Thanks for your reply. I have done some digging on the Docker GitHub, and it looks like the issue isn’t actually related to AWS. Instead, it seems like I may be running into a longstanding bug with Docker networking. Despite the issue being in the Windows repo, and mentioning accessing IPs on the host, there are people experiencing this both on Mac (and even one report from Linux) and also to non-host addresses.
If this turns out to be the issue, it would explain a lot of perplexing things about the problem:
- why restarting the container doesn’t fix the issue (because the problem is with Docker networking itself)
- why the host is still reachable from outside the container (ditto)
- why my team mates are seeing the same behavior in different networks/countries (we’re all on recent versions of Docker)
- why it seems to come and go (it gets worse with time until Docker restart)
- and why it seems to preferentially affect certain hosts (the problem has something to do with incomplete TCP handshakes, and so your connections will begin to fail to hosts you’ve exchanged more traffic with).

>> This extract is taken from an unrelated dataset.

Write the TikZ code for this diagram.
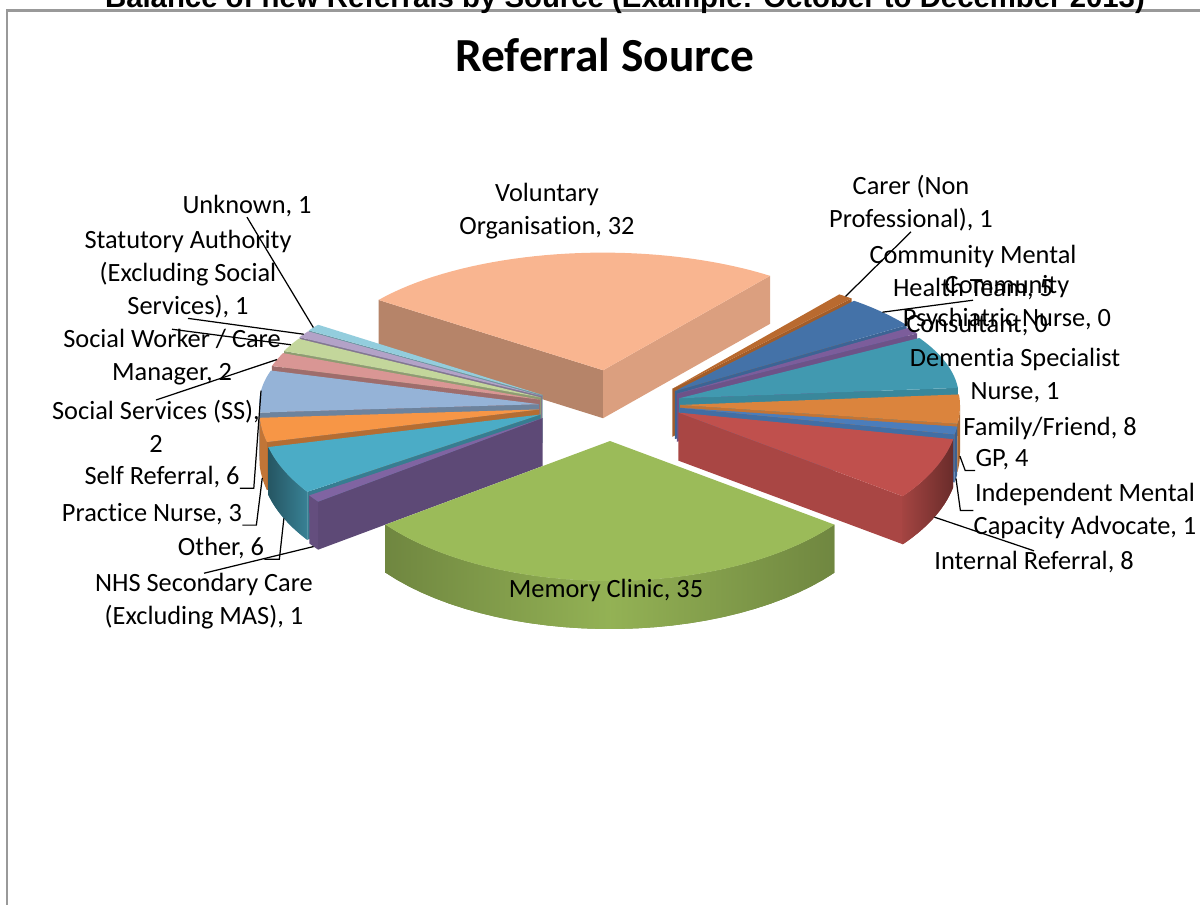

There are a number of comments on the issue providing steps to reproduce. While the problem seems to be affecting more people after release 4.5.0 (from Feb 2022), the original bug was filed in 2020. The original reporter discussed it with the Docker support team in December 2020, and they know what the problem is but have yet to provide a fix.
I have gone back to 4.5.0 for the time being, and we’ll see if the issue presents after a few days of Docker uptime. Other than using an earlier version, the only reliable solution discussed in the issue is to restart Docker itself. I launched version 4.5.0 one day ago and haven’t seen the problem yet, so fingers crossed that will solve the issue for me until a fix can be deployed.